古代文学会 古代文学会11月例会(第719回)(2019年11月2日(土)、共立女子大学 神田一ツ橋キャンパス2館(図書館/博物館)606教室)

このエントリーをはてなブックマークに追加 Share on Tumblr

研究会情報です。

●公式サイトはこちら

http://kodaibungakukai.sakura.ne.jp/wp/kenkyuuhappyoukai/reikai/

--------------------

古代文学会11月例会(第719回)のご案内
日 時 : 2019年11月2日(土)午後2時〜5時
場 所 : 共立女子大学 神田一ツ橋キャンパス 2館(図書館/博物館) 606教室

※通常と建物・教室が異なります。ご注意ください。
※吹抜のコミュニケーションギャラリー脇の階段を2階まで上り、2階から6階までは、エスカレーターをご利用ください。

発表者 : 猪股ときわ 氏
題 目 : 「ひと」を歌う・「ひと」と歌う―『古事記』歌謡の「ひと」をめぐって
要 旨 :

『古事記』の説話文において、出会った相手、通ってきている相手がどのような存在か不明な時点で相手を「人」とみなす際には、相手を「人」とみなした時点で、なんらかの交渉・コミュニケーションの可能性が開かれるのだと考えられる*。
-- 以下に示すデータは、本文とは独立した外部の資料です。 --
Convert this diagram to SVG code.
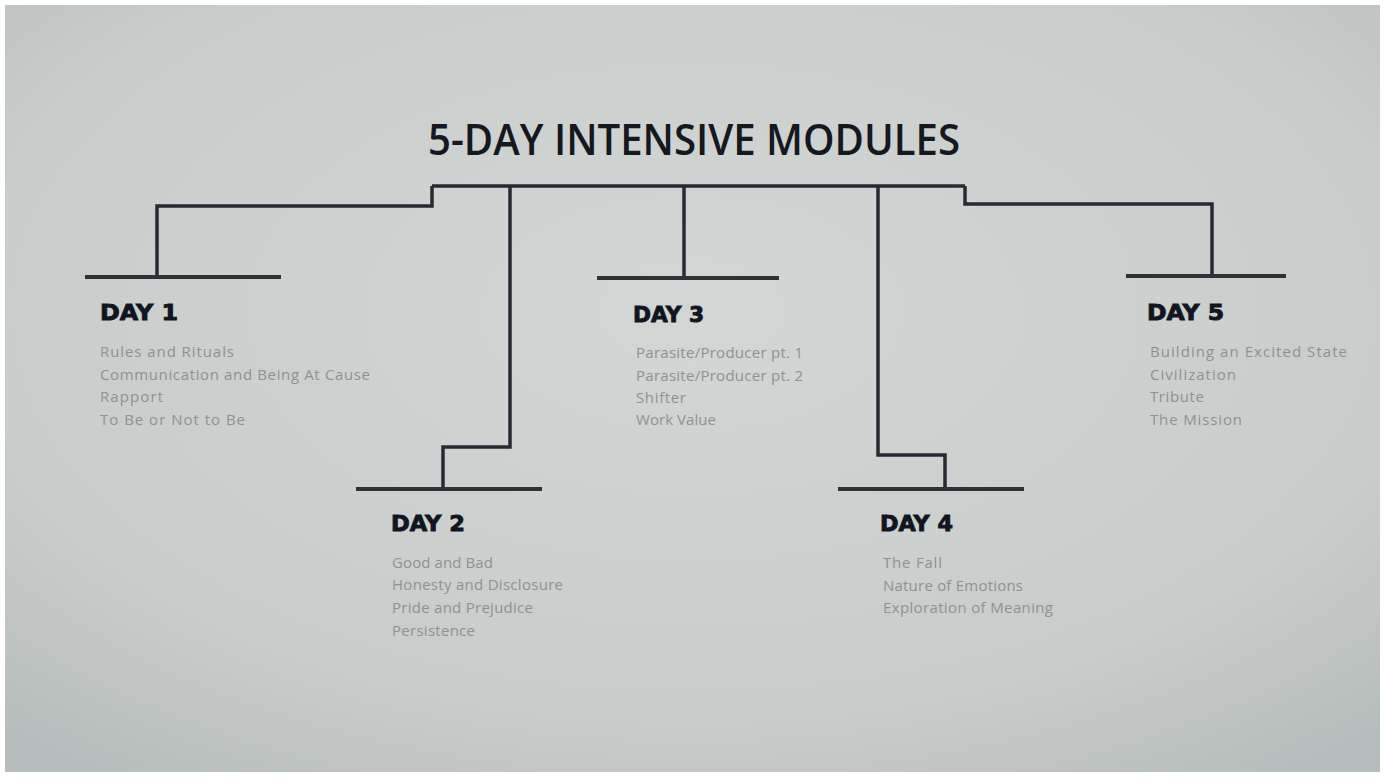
<svg xmlns="http://www.w3.org/2000/svg" width="1384" height="778" viewBox="0 0 1384 778">
<defs>
<radialGradient id="bg" cx="0.5" cy="0.4" r="0.75">
<stop offset="0" stop-color="#d2d6d4"/>
<stop offset="0.7" stop-color="#c8cdcb"/>
<stop offset="1" stop-color="#b6bcbb"/>
</radialGradient>
<style>
.ln{fill:none;stroke:#262a33;stroke-width:3.5;stroke-linejoin:miter;stroke-linecap:butt}
.bar{stroke:#2e3236;stroke-width:4}
.day{font-family:"DejaVu Sans","Liberation Sans",sans-serif;font-weight:900;font-size:22px;fill:#111522;stroke:#111522;stroke-width:0.9}
.it{font-family:"Open Sans","Noto Sans",sans-serif;font-size:15px;fill:#8d9294}
.title{font-family:"Open Sans","Noto Sans",sans-serif;font-weight:600;font-size:44px;fill:#15181f}
</style>
</defs>
<rect width="1384" height="778" fill="#ffffff"/>
<rect x="5" y="5" width="1375" height="767" fill="url(#bg)"/>
<text class="title" x="428" y="155" textLength="532" lengthAdjust="spacingAndGlyphs">5-DAY INTENSIVE MODULES</text>
<g id="connectors">
<path class="ln" d="M432,186 H965"/>
<path class="ln" d="M432,186 V206 H157 V276"/>
<path class="ln" d="M510,186 V447 H443 V489"/>
<path class="ln" d="M684,186 V278"/>
<path class="ln" d="M878,186 V455 H945 V489"/>
<path class="ln" d="M965,186 V204 H1212 V275"/>
</g>
<g id="day1">
<line class="bar" x1="85" y1="277" x2="281" y2="277"/>
<text class="day" x="100" y="320" textLength="78" lengthAdjust="spacingAndGlyphs">DAY 1</text>
<text class="it" x="100" y="357" textLength="134">Rules and Rituals</text>
<text class="it" x="100" y="380" textLength="270">Communication and Being At Cause</text>
<text class="it" x="100" y="402" textLength="63">Rapport</text>
<text class="it" x="100" y="425" textLength="145">To Be or Not to Be</text>
</g>
<g id="day2">
<line class="bar" x1="356" y1="489" x2="542" y2="489"/>
<text class="day" x="391" y="531" textLength="74" lengthAdjust="spacingAndGlyphs">DAY 2</text>
<text class="it" x="392" y="568" textLength="101">Good and Bad</text>
<text class="it" x="392" y="590" textLength="171">Honesty and Disclosure</text>
<text class="it" x="392" y="613" textLength="141">Pride and Prejudice</text>
<text class="it" x="392" y="636" textLength="83">Persistence</text>
</g>
<g id="day3">
<line class="bar" x1="597" y1="278" x2="779" y2="278"/>
<text class="day" x="633" y="322" textLength="71" lengthAdjust="spacingAndGlyphs">DAY 3</text>
<text class="it" x="636" y="358" textLength="167">Parasite/Producer pt. 1</text>
<text class="it" x="636" y="381" textLength="167">Parasite/Producer pt. 2</text>
<text class="it" x="636" y="403" textLength="50">Shifter</text>
<text class="it" x="636" y="425" textLength="80">Work Value</text>
</g>
<g id="day4">
<line class="bar" x1="838" y1="489" x2="1024" y2="489"/>
<text class="day" x="880" y="531" textLength="73" lengthAdjust="spacingAndGlyphs">DAY 4</text>
<text class="it" x="883" y="568" textLength="59">The Fall</text>
<text class="it" x="883" y="591" textLength="140">Nature of Emotions</text>
<text class="it" x="883" y="613" textLength="170">Exploration of Meaning</text>
</g>
<g id="day5">
<line class="bar" x1="1126" y1="276" x2="1286" y2="276"/>
<text class="day" x="1147" y="320" textLength="77" lengthAdjust="spacingAndGlyphs">DAY 5</text>
<text class="it" x="1150" y="357" textLength="197">Building an Excited State</text>
<text class="it" x="1150" y="380" textLength="86">Civilization</text>
<text class="it" x="1150" y="402" textLength="54">Tribute</text>
<text class="it" x="1150" y="425" textLength="92">The Mission</text>
</g>
</svg>
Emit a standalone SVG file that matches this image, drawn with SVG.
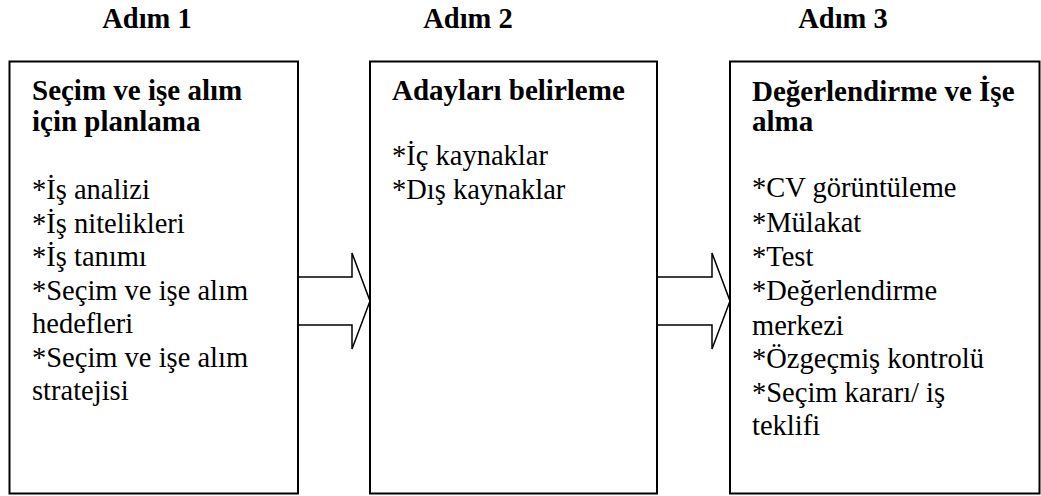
<svg xmlns="http://www.w3.org/2000/svg" width="1041" height="496" viewBox="0 0 1041 496">
  <style>
    .box { fill: #ffffff; stroke: #000000; stroke-width: 2; }
    .arrow { fill: #ffffff; stroke: #000000; stroke-width: 1.5; stroke-linejoin: miter; }
    text { font-family: 'Liberation Serif', 'Times New Roman', Times, 'DejaVu Serif', serif; fill: #000000; }
    .step { font-size: 28.5px; font-weight: bold; text-anchor: middle; }
    .title { font-size: 29px; font-weight: bold; }
    .item { font-size: 28.5px; }
  </style>
  <rect width="1041" height="496" fill="#ffffff"/>

  <!-- step headings -->
  <g id="headings">
    <text class="step" x="147" y="28">Adım 1</text>
    <text class="step" x="468" y="28">Adım 2</text>
    <text class="step" x="843" y="28">Adım 3</text>
  </g>

  <!-- block arrows between the steps -->
  <g id="connectors">
    <path class="arrow" d="M298,277 H352 V253 L370,301 L352,349 V325 H298"/>
    <path class="arrow" d="M657,277 H712 V253 L730,301 L712,349 V325 H657"/>
  </g>

  <g id="step1">
    <rect class="box" x="9.5" y="61.5" width="288.5" height="432"/>
    <text class="title" x="32" y="100">Seçim ve işe alım</text>
    <text class="title" x="32" y="131">için planlama</text>
    <text class="item" x="32" y="199">*İş analizi</text>
    <text class="item" x="32" y="232.5">*İş nitelikleri</text>
    <text class="item" x="32" y="266">*İş tanımı</text>
    <text class="item" x="32" y="299.5">*Seçim ve işe alım</text>
    <text class="item" x="32" y="333">hedefleri</text>
    <text class="item" x="32" y="366.5">*Seçim ve işe alım</text>
    <text class="item" x="32" y="400">stratejisi</text>
  </g>

  <g id="step2">
    <rect class="box" x="370" y="61.5" width="287" height="432"/>
    <text class="title" x="392" y="100">Adayları belirleme</text>
    <text class="item" x="392" y="165">*İç kaynaklar</text>
    <text class="item" x="392" y="198.5">*Dış kaynaklar</text>
  </g>

  <g id="step3">
    <rect class="box" x="730" y="61.5" width="309.5" height="432"/>
    <text class="title" x="752" y="101">Değerlendirme ve İşe</text>
    <text class="title" x="752" y="131">alma</text>
    <text class="item" x="752" y="197">*CV görüntüleme</text>
    <text class="item" x="752" y="231.5">*Mülakat</text>
    <text class="item" x="752" y="266">*Test</text>
    <text class="item" x="752" y="300">*Değerlendirme</text>
    <text class="item" x="752" y="334.5">merkezi</text>
    <text class="item" x="752" y="368">*Özgeçmiş kontrolü</text>
    <text class="item" x="752" y="401.5">*Seçim kararı/ iş</text>
    <text class="item" x="752" y="435">teklifi</text>
  </g>
</svg>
出会った相手が「人」でなければ、相手に向かって言葉を発したりするその後の展開はあり得ないのである。

『記』の歌の言葉の中に現れる「ひと」も、相手に向かって「ひと」と歌っている点に注目される。折口信夫の言う「人讃め」である。自らを「ひと」と歌う場合も、相手からの歌を受けてはじめて歌い得ている。歌い手たちにとって「ひと」であるか否かは確固たるものではなく、他者から「ひと」と歌いかけられることで、人ははじめて「ひと」たり得たのではないか。「ひと」である、とは『古事記』にとってどういうことであったのか。『記』の歌の「ひと」を人間、第三者、形式名詞、再帰的用法、といった分類とは異なる視点から考えたい。